By Hidayat Sultanli
On Sep 12, 2020
How governments react to new technologies continues to be a source of fascination for the media and broader tech sector. Even now, in 2019, the debate continues about whether or not regulators should have more control over the internet itself. So, it’s little surprise that the legal status of cryptocurrencies is still in a state of flux in so many countries.
However, regardless of how volatile the price is, Bitcoin isn’t going anywhere. Neither is the underlying blockchain technology or all the potential for digitizing assets that it brings with it.
Therefore, regulators around the globe are having to decide on the approach they take to dealing with cryptocurrencies. Some, like the US, are still debating. Others, like Switzerland, have taken a pragmatic approach in fitting digital assets into the existing financial regulatory infrastructure. In many countries, particularly across Eastern Europe, the default position is that cryptocurrencies are legal — simply because no legislation to the contrary has ever been passed.
Ukraine has just made itself an exception to this rule. The newly elected government has recently declared a broad commitment to creating a legal status for cryptocurrencies. The actions of Ukrainian lawmakers in this scenario provide a case study in how lawmakers can adopt an open-minded approach. The regulators formed a cross-disciplinary group comprising representatives from parliament, NGOs, and industry organizations.
Crucially, the blockchain community was also included, in the form of Alex Alexandrov, founder and CEO of AI-enabled blockchain Velas and crypto payment solutions company, CoinPayments. Alexandrov’s Velas is developing a scalable, secure blockchain solution aimed at enterprise adoptions.
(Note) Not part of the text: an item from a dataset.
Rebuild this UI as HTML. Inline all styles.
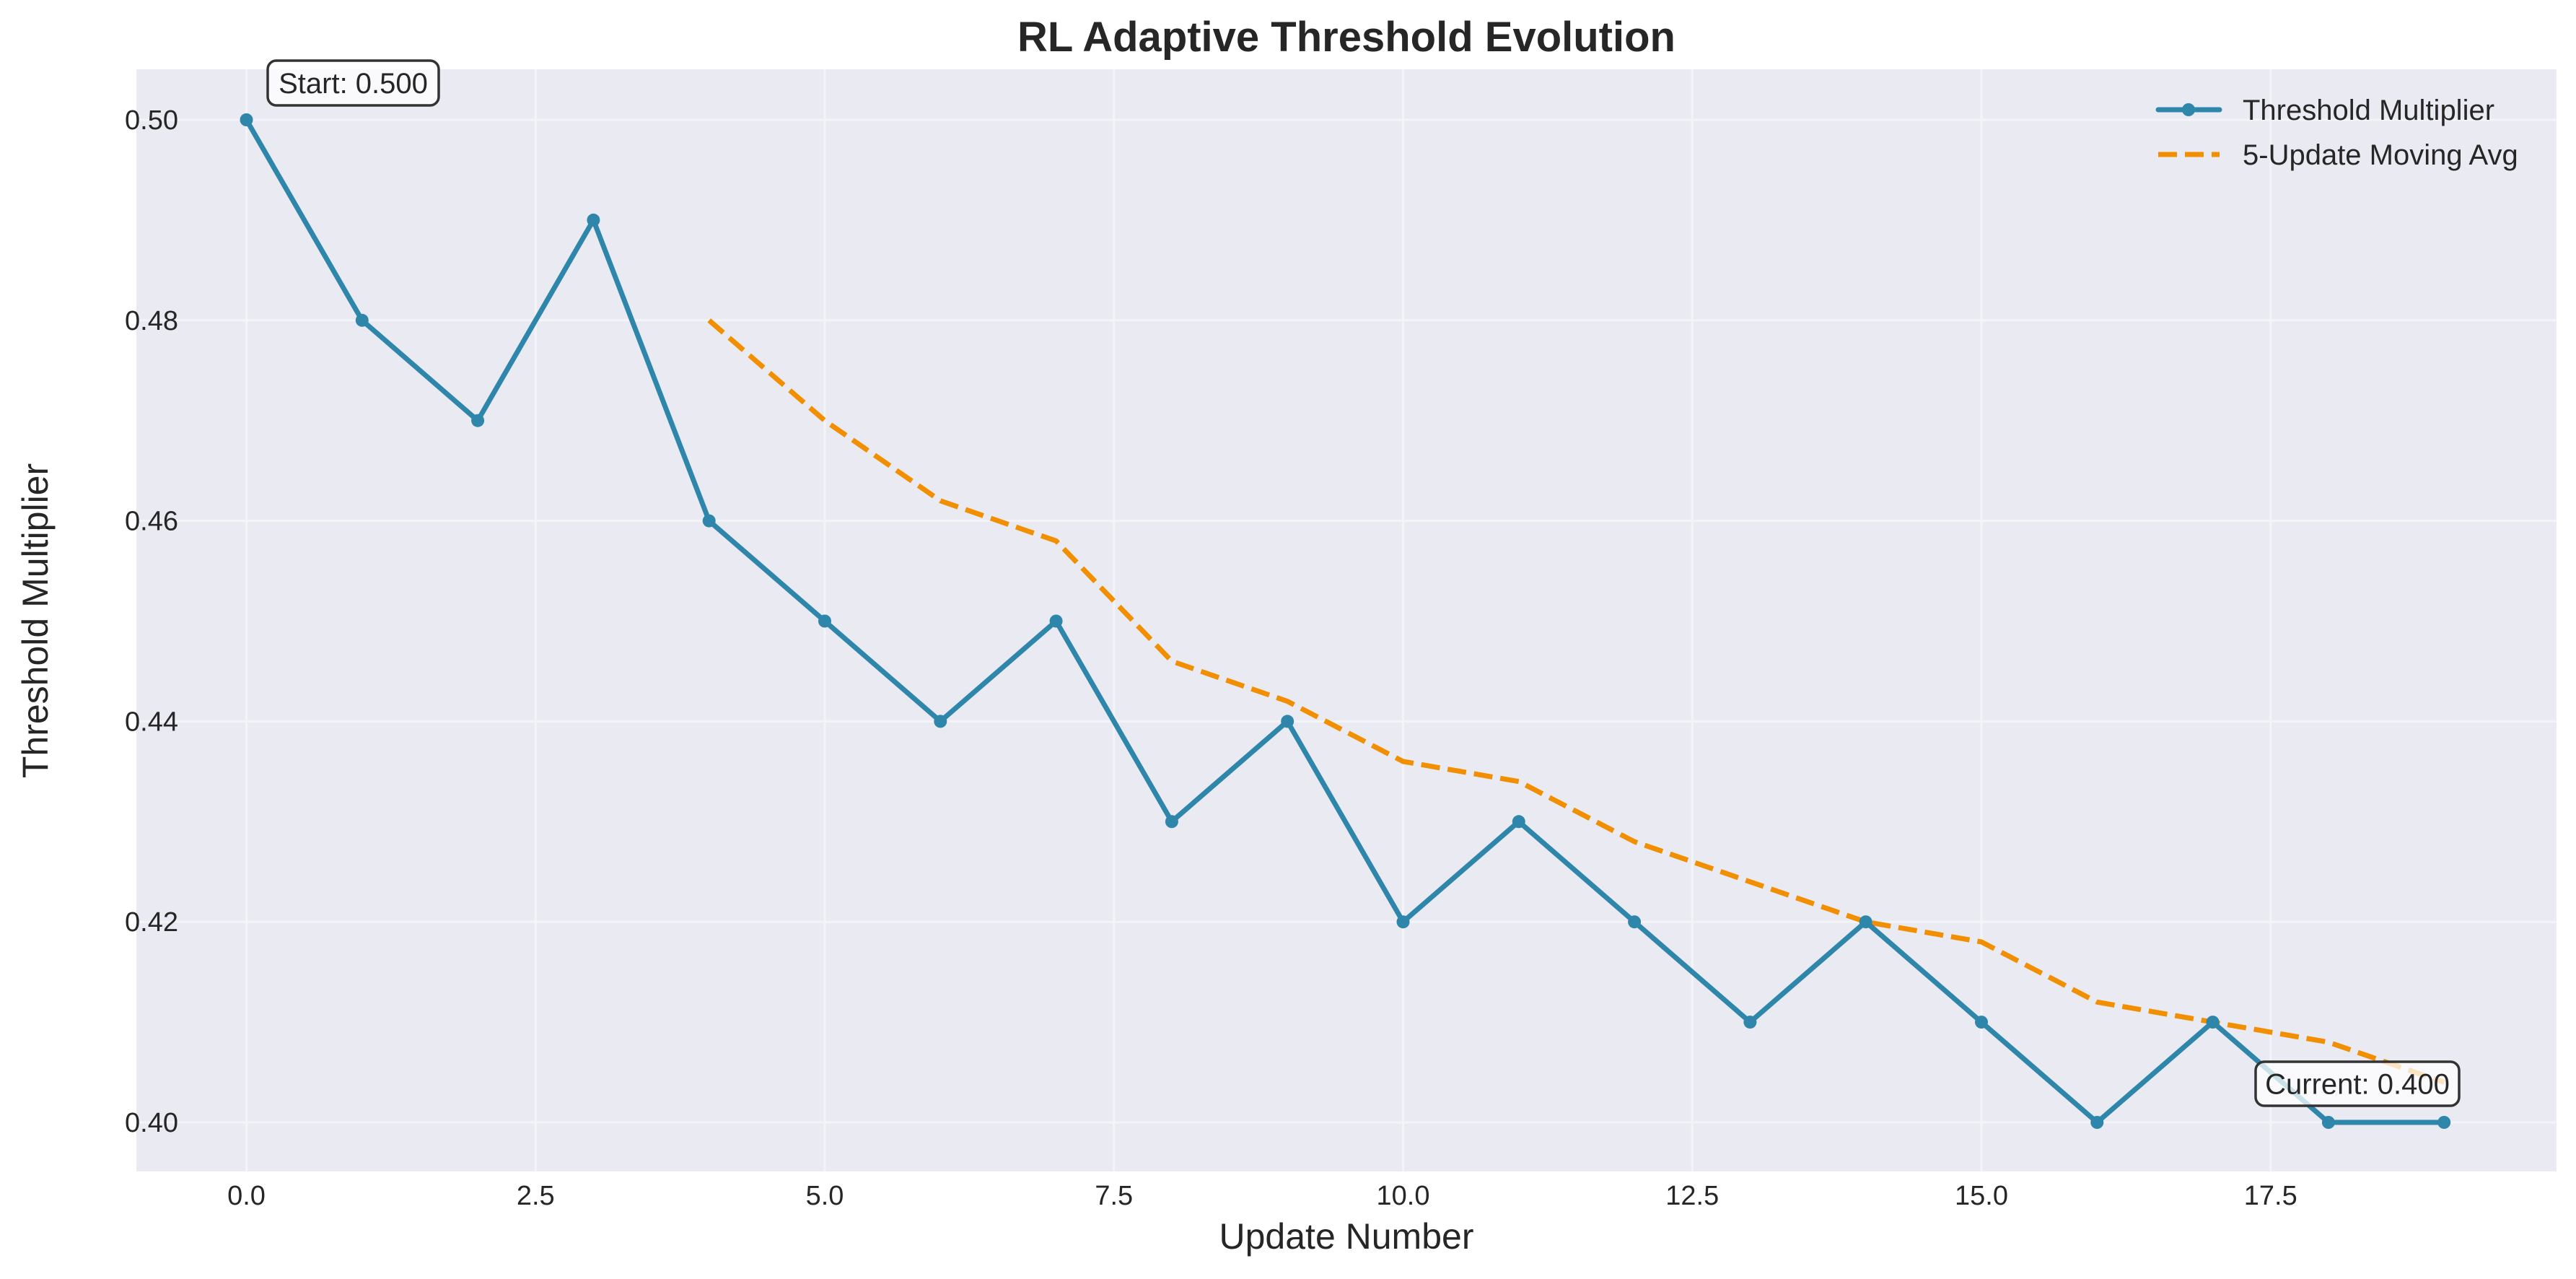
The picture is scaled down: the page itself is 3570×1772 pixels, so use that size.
<!DOCTYPE html>
<html><head><meta charset="utf-8"><style>
body{margin:0;background:#fff}
svg{display:block;font-family:"Liberation Sans",sans-serif}
</style></head><body>
<svg id="chart" width="3570" height="1772" viewBox="0 0 3570 1772">
<rect x="0" y="0" width="3570" height="1772" fill="#fff"/>
<rect x="189" y="96" width="3354" height="1527" fill="#eaeaf2"/>
<g id="grid"></g>
<g id="ticks"></g>
<g id="series"></g>
<text x="1866" y="71" text-anchor="middle" font-size="58" font-weight="bold" fill="#262626">RL Adaptive Threshold Evolution</text>
<text x="1866" y="1730" text-anchor="middle" font-size="50" fill="#262626">Update Number</text>
<text x="66" y="860" text-anchor="middle" font-size="50" fill="#262626" transform="rotate(-90 66 860)">Threshold Multiplier</text>
<g>
<g>
<line x1="2991" y1="152" x2="3076" y2="152" stroke="#2E86AB" stroke-width="7" stroke-linecap="round"/>
<circle cx="3033" cy="152" r="9" fill="#2E86AB"/>
<text x="3108" y="166" font-size="40" fill="#262626">Threshold Multiplier</text>
</g>
<g>
<line x1="2991" y1="214" x2="3076" y2="214" stroke="#F18F01" stroke-width="7" stroke-dasharray="26 11"/>
<text x="3108" y="228" font-size="40" fill="#262626">5-Update Moving Avg</text>
</g>
</g>
<g id="annotations"></g>
</svg>
<script>
const xs = [0,1,2,3,4,5,6,7,8,9,10,11,12,13,14,15,16,17,18,19];
const thresholds = [0.50,0.48,0.47,0.49,0.46,0.45,0.44,0.45,0.43,0.44,0.42,0.43,0.42,0.41,0.42,0.41,0.40,0.41,0.40,0.40];
const maXs = [4,5,6,7,8,9,10,11,12,13,14,15,16,17,18,19];
const maValues = [0.48,0.47,0.462,0.458,0.446,0.442,0.436,0.434,0.428,0.424,0.42,0.418,0.412,0.41,0.408,0.404];
const xTicks = [0,2.5,5,7.5,10,12.5,15,17.5];
const xTickLabels = ["0.0","2.5","5.0","7.5","10.0","12.5","15.0","17.5"];
const yTicks = [0.40,0.42,0.44,0.46,0.48,0.50];
const yTickLabels = ["0.40","0.42","0.44","0.46","0.48","0.50"];

const NS="http://www.w3.org/2000/svg";
const X0=189,X1=3543,Y0=96,Y1=1623;
function xScale(v){return 341.5+v*160.3;}
function yScale(v){return 166+(0.50-v)*13890;}
function mk(tag,attrs,parent){const e=document.createElementNS(NS,tag);for(const k in attrs)e.setAttribute(k,attrs[k]);parent.appendChild(e);return e;}
const grid=document.getElementById('grid'),ticks=document.getElementById('ticks'),series=document.getElementById('series'),ann=document.getElementById('annotations');
xTicks.forEach((t,i)=>{
  const l=mk('line',{x1:xScale(t),x2:xScale(t),y1:Y0,y2:Y1,stroke:'#f4f4f8','stroke-width':3},grid);
  
  
  const tx=mk('text',{x:xScale(t),y:1669,'text-anchor':'middle','font-size':38,fill:'#262626'},ticks);
  tx.textContent=xTickLabels[i];
  
  
});
yTicks.forEach((t,i)=>{
  const l=mk('line',{x1:X0,x2:X1,y1:yScale(t),y2:yScale(t),stroke:'#f4f4f8','stroke-width':3},grid);
  
  
  const tx=mk('text',{x:247,y:yScale(t)+13,'text-anchor':'end','font-size':38,fill:'#262626'},ticks);
  tx.textContent=yTickLabels[i];
  
  
});
const ma=mk('polyline',{points:maXs.map((x,i)=>xScale(x)+','+yScale(maValues[i])).join(' '),fill:'none',stroke:'#F18F01','stroke-width':7,'stroke-dasharray':'26 11'},series);


const tl=mk('polyline',{points:xs.map((x,i)=>xScale(x)+','+yScale(thresholds[i])).join(' '),fill:'none',stroke:'#2E86AB','stroke-width':7,'stroke-linejoin':'round'},series);


xs.forEach((x,i)=>{
  const c=mk('circle',{cx:xScale(x),cy:yScale(thresholds[i]),r:9,fill:'#2E86AB'},series);
  
  
});
function box(x,y,w,h,label,name){
  const g=mk('g',{},ann);
  
  
  mk('rect',{x:x,y:y,width:w,height:h,rx:12,fill:'#ffffff','fill-opacity':0.75,stroke:'#333','stroke-width':3.5},g);
  const t=mk('text',{x:x+w/2,y:y+h/2+14,'text-anchor':'middle','font-size':40,fill:'#262626'},g);
  t.textContent=label;
}
box(371,84,237,62,'Start: '+thresholds[0].toFixed(3),'start-annotation');
box(3126,1471,282,61,'Current: '+thresholds[thresholds.length-1].toFixed(3),'current-annotation');
</script>
</body></html>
Furthermore, his company is based in the heart of Switzerland’s Crypto Valley, and he also serves as a Board Member for the Blockchain Society in Canada. Therefore, the Velas CEO in a prime position to assist the Ukrainian government in leveraging blockchain and cryptocurrencies as part of its broader economic and digital transformation initiatives.
So now that the commitment is there, what comes next for cryptocurrency in Ukraine? The government’s plans are far-reaching, so there will be quite some ground to cover.
According to a report in one Ukrainian news outlet, the Deputy Minister for Digital Transformation stated that crypto users would “leave the gray zone and start paying taxes.” Taxing crypto may not be popular among users, but from a government perspective, it creates a whole new revenue stream that can be put to the public good.
A 2018 survey showed that 13 percent of tech-savvy Ukrainians own crypto. Therefore, cryptocurrency taxes are likely to be a valuable source of government funding for a country entering a period of economic growth. It’s expected that the taxes will extend to mining activities, as well as income from trading and wages.
Many governments have already started to recognize the potential that blockchain technology can bring. In the case of Ukraine, transparency in voting appears to be a particular priority for this administration. Speaking of his meeting with the Ukrainian president Volodymyr Zelensky, Alex Alexandrov stated:
“Mr. Zelensky has expressed significant interest in allowing systems that will enable voting on the blockchain for the next election. Such a system will avoid voting fraud, encourage higher turnouts, better voter participation, and improved transparency.”
In an interview with news outlet Pravda, Ukrainian Deputy Prime Minister Mikhail Fedorov elaborated further on the government’s blockchain plans. He indicated that he had looked to Estonia as an example of e-government in action. He even went into detail about Ukraine’s plans to issue digital driver licenses, digital student cards, and smart identity cards for every citizen. He stated:
“I want to turn the state into a simple service… so that when you interact with the state, you feel comfortable, just like [when] you order Uber, or book a room on Booking or Airbnb.”
Members of the US government have been extremely vocal about the potential for cryptocurrencies to enable crime. Notably, President Trump tweeted they can “facilitate unlawful behavior,” and Treasury Secretary Steven Mnuchin believes they pose a threat to national security. All this fails to understand the role that cryptocurrencies and blockchain can play in bringing transparency to transactions.
Ukraine appears to be taking a different approach. President Zelensky rose to power partly on a platform of combating corruption, which has been problematic for Ukraine in the past. Again, speaking of his meeting with Zelensky, Alex Alexandrov stated:
“Zelensky wants to make Ukraine an example country for the world countries in how to implement blockchains, how to use cryptocurrencies, and how to create transparency in all economic facets to eliminate corruption.”
Although it’s not currently clear, it will be intriguing to watch exactly how this intent plays out. If Zelensky can demonstrate the potential of digital currencies to reduce corruption and financial crime, it may be that the US and other governments start to adopt a more open-minded stance.
Overall, Ukraine appears to have laid fertile ground for the adoption of cryptocurrencies and broader blockchain technologies. As the technology continues to mature, it’s likely that regulation and attitudes of lawmakers will also continue to evolve. Some countries are recognizing the potential that blockchain and cryptocurrencies can bring, whereas others may take longer. In many cases, pragmatism is winning out over fear of change.